The saga of Everton’s financial situation reared its head again this week when David Moyes revealed his belief that Everton do not need new owners, just new investment. Moyes acknowledged that it usually takes the former to provide the latter, but argued that on the field his team are not in need of huge investment, but rather it is off the field that the club needs the most attention.

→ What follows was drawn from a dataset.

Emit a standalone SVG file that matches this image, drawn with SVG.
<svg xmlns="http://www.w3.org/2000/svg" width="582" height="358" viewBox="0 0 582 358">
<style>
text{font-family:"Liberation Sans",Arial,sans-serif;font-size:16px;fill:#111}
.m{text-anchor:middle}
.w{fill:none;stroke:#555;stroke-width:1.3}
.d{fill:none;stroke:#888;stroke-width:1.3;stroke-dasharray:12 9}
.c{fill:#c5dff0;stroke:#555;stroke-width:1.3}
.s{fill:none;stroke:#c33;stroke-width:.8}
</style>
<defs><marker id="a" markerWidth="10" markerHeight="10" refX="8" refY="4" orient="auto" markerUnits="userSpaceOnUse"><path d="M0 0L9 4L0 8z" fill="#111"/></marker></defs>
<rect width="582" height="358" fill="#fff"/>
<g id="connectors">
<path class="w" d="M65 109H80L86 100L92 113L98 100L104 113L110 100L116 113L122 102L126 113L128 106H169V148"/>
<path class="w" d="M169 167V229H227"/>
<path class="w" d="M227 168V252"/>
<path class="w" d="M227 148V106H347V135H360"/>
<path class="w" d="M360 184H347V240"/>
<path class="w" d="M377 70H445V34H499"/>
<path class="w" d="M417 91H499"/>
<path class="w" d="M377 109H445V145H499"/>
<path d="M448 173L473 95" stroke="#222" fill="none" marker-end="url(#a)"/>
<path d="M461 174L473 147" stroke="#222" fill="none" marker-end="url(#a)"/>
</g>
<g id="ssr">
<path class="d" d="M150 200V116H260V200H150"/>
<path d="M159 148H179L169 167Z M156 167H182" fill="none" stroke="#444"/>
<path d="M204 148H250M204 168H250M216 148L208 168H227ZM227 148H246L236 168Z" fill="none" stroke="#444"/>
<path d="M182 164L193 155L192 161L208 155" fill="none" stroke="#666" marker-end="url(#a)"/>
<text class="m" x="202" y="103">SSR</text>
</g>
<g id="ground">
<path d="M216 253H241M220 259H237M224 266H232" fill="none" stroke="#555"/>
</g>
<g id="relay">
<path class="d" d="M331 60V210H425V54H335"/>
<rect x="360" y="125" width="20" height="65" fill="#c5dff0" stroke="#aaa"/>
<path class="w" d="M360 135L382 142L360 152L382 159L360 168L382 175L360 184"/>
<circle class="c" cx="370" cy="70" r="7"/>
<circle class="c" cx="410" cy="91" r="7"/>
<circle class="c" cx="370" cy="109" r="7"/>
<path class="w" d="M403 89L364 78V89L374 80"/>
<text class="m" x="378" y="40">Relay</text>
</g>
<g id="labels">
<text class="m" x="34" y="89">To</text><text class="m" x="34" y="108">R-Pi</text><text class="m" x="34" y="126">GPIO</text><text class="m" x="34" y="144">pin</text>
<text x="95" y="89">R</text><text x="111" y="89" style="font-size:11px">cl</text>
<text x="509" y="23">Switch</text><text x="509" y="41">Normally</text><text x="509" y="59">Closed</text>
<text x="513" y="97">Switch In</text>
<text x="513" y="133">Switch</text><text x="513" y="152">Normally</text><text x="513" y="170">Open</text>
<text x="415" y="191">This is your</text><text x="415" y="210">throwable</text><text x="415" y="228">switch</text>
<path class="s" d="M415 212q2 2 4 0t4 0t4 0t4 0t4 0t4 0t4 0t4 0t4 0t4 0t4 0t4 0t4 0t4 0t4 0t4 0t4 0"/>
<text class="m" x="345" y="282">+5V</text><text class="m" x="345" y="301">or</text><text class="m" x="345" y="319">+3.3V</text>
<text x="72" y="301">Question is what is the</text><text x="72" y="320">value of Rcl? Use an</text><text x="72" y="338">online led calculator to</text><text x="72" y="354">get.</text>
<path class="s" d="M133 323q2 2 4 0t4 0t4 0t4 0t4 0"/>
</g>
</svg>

Goodison Park certainly does not equate with the stylish, dynamic and, above all, modern team that graces its pitch every other week. It is cramped, basic, old-fashioned, yet, at its best, capable of a thunderous atmosphere. It does not, however, generate income. The football finance blog Andersred analysed the club’s accounts and revealed Goodison generates only £19 per seat of income, compared to £30 for Liverpool. The club from across Stanley Park were part of another point made by Moyes – that a new owner does not guarantee success. In the time Everton have been searching for investment Liverpool have been taken over twice, as have Manchester City, Manchester United, Aston Villa, West Ham United, Birmingham City, Newcastle United and Blackburn Rovers, and Everton are on course to finish above all but the Manchester clubs and Liverpool, and may yet catch Kenny Dalglish’s side in the race for sixth place.

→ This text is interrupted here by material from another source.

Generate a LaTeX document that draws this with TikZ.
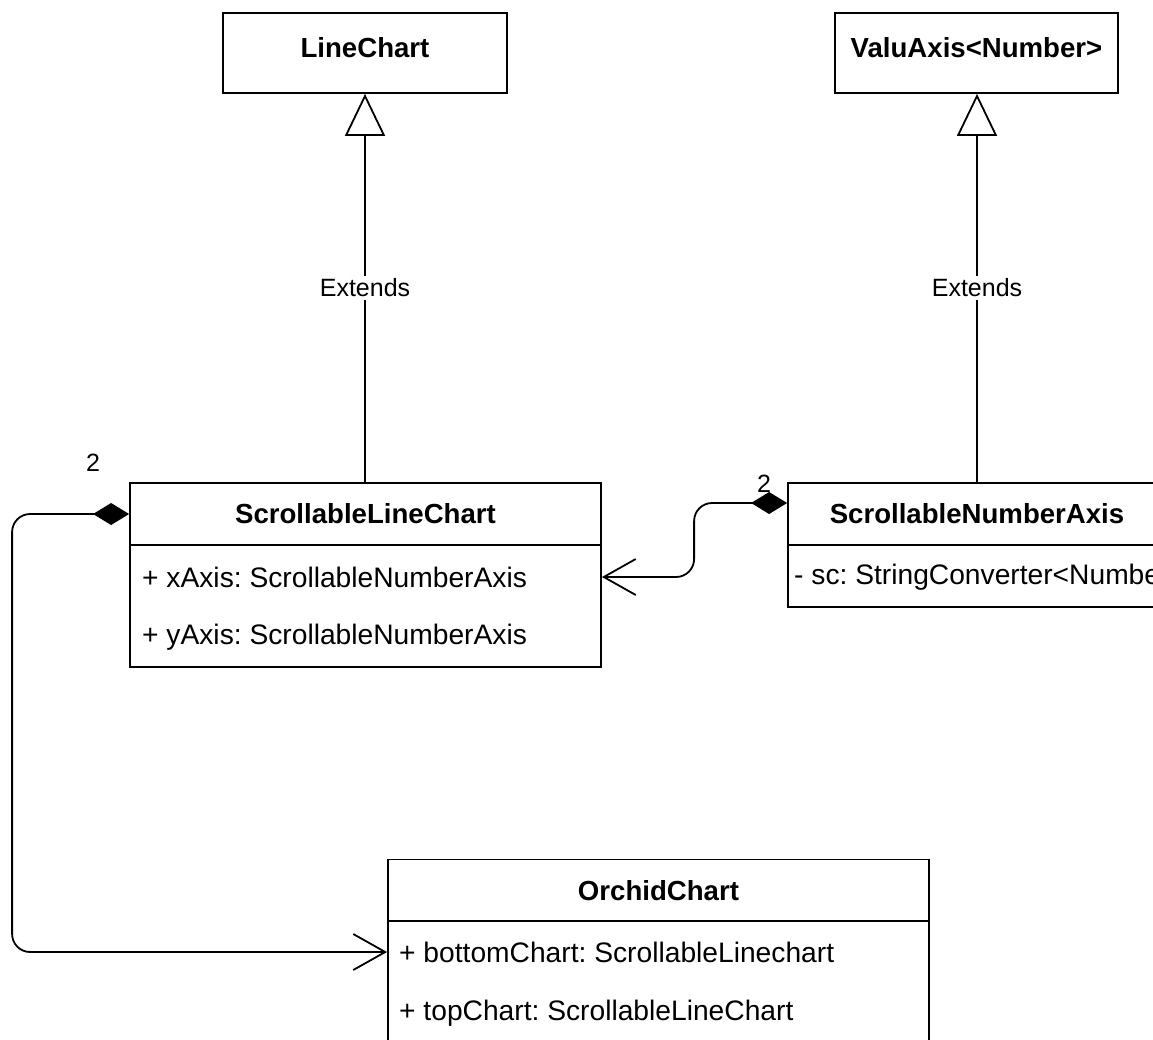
\documentclass[tikz,border=0pt]{standalone}
\usepackage{fontspec}
\setmainfont{Liberation Sans}
\frenchspacing
\usetikzlibrary{arrows.meta,positioning,calc}
\tikzset{
  cls head/.style={
    draw,
    line width=1.8pt,
    rectangle,
    minimum height=62pt,
    inner sep=0pt,
    font=\fontsize{27.6}{32}\selectfont\bfseries
  },
  cls top/.style={
    cls head,
    minimum height=80pt,
    text height=20pt,
    text depth=10.6pt
  },
  cls body/.style={
    draw,
    line width=1.8pt,
    rectangle,
    inner sep=0pt
  },
  attr/.style={
    anchor=west,
    inner sep=0pt,
    font=\fontsize{28.2}{32}\selectfont
  },
  lbl/.style={
    fill=white,
    inner sep=3pt,
    font=\fontsize{25}{30}\selectfont
  },
  mult/.style={
    inner sep=0pt,
    font=\fontsize{25}{30}\selectfont
  },
  extends/.style={
    line width=1.8pt,
    -{Triangle[open, length=42pt, width=40pt]}
  },
  compo/.style={
    line width=1.8pt,
    rounded corners=18pt,
    {Diamond[length=36pt, width=22pt]}-{Straight Barb[length=32pt, width=36pt]}
  }
}

\begin{document}
\begin{tikzpicture}[x=1pt, y=-1pt]
  \useasboundingbox (0,0) rectangle (1153,1039);
  \clip (0,0) rectangle (1153,1039);

  % parent classes
  \node[cls top, minimum width=284pt] (lc) at (365,53) {LineChart};
  \node[cls top, minimum width=283pt] (va) at (976.5,53) {ValuAxis<Number>};

  % scrollable chart
  \node[cls head, minimum width=471pt] (slc) at (365.5,514) {ScrollableLineChart};
  \node[cls body, minimum width=471pt, minimum height=122pt] (slcB) at (365.5,606) {};
  \node[attr] (slcX) at (142,577) {+ xAxis: ScrollableNumberAxis};
  \node[attr] (slcY) at (142,637) {+ yAxis: ScrollableNumberAxis};

  % scrollable axis
  \node[cls head, minimum width=378pt] (sna) at (977,514) {ScrollableNumberAxis};
  \node[cls body, minimum width=378pt, minimum height=62pt] (snaB) at (977,576) {};
  \node[attr] (snaS) at (794,577) {- sc: StringConverter<Number>};

  % orchid chart
  \node[cls head, minimum width=541pt] (oc) at (658.5,890.5) {OrchidChart};
  \node[cls body, minimum width=541pt, minimum height=122pt] (ocB) at (658.5,982) {};
  \node[attr] (ocBot) at (399,952) {+ bottomChart: ScrollableLinechart};
  \node[attr] (ocTop) at (399,1013) {+ topChart: ScrollableLineChart};

  % relations
  \draw[extends] (slc.north -| lc.south) -- node[lbl] {Extends} (lc.south);
  \draw[extends] (sna.north) -- node[lbl] {Extends} (sna.north |- va.south);

  \draw[compo] ([yshift=11pt]sna.west) -- ++(-93,0) |- (slcB.east |- slcX);
  \node[mult] (m1) at (764,484) {2};

  \draw[compo] (slc.west) -- ++(-117,0) |- (ocB.west |- ocBot);
  \node[mult] (m2) at (93,463) {2};
\end{tikzpicture}
\end{document}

On the field Everton are developing nicely. Moyes has assembled a squad bursting with defensive and midfield talent with only the forward line a little anaemic, although the improvement of Jermaine Beckford over the course of the season and the emergence of Magaye Gueye and perhaps also Aposlostos Vellios has added depth where it was needed most. Whatever funds have been available to Moyes lately have mostly gone on preserving the strong squad at his disposal, with new contracts for Seamus Coleman, Leighton Baines, Phil Jagielka, Jack Rodwell, Tim Cahill and Mikel Arteta since last year and a new deal for Marouane Fellaini top of the agenda for the summer. If Everton cannot spend the kind of money it would take to add more players the calibre of Baines, Fellaini and co every summer, the least they can do is make sure they retain the ones they already have and, with the exception of Joleon Lescott and Steven Pienaar, have done so admirably.

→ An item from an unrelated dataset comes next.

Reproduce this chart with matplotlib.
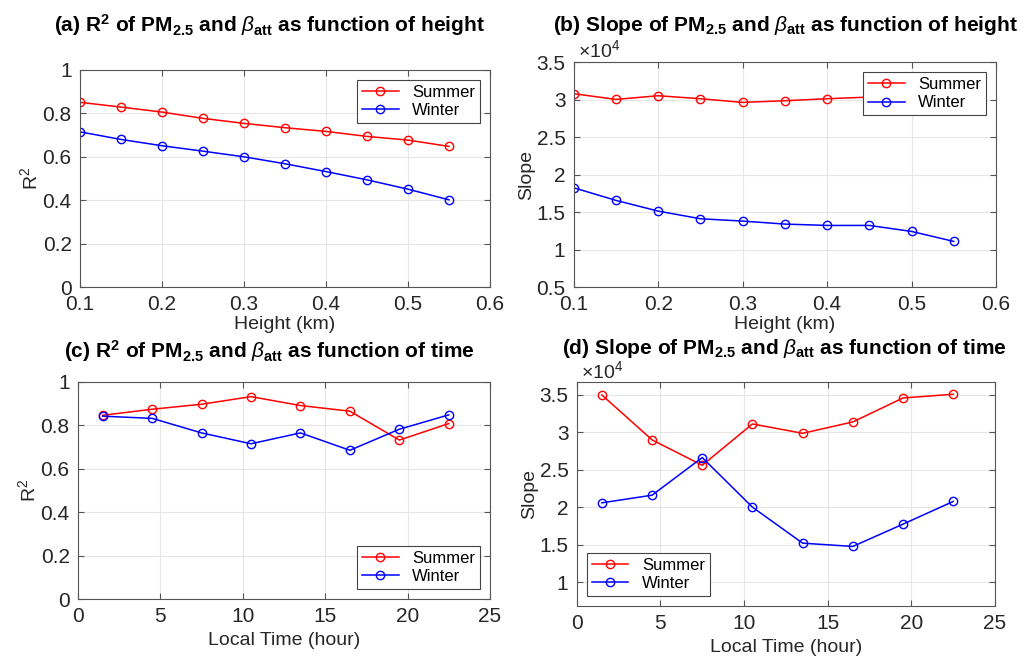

In the absence of big-money signings – which Moyes says his team do not need – Everton have turned ever more to youth. Coleman and Rodwell are the latest youngsters to nail down places in the Everton squad with Gueye and Vellios now regular names on the substitutes’ bench, although in the latter case that is through injuries more than anything, but hopes are also high for midfielder Ross Barkley and defenders Shane Duffy and Shkrodan Mustafi. Gueye has impressed in his recent outings with his raw power and cannonball shot, while Vellios’ sheer size makes him a handful even at a young age. Injuries to Duffy and Barkley have held them back somewhat but even in the absence of fresh investment off the pitch, on it, Everton’s future is still bright.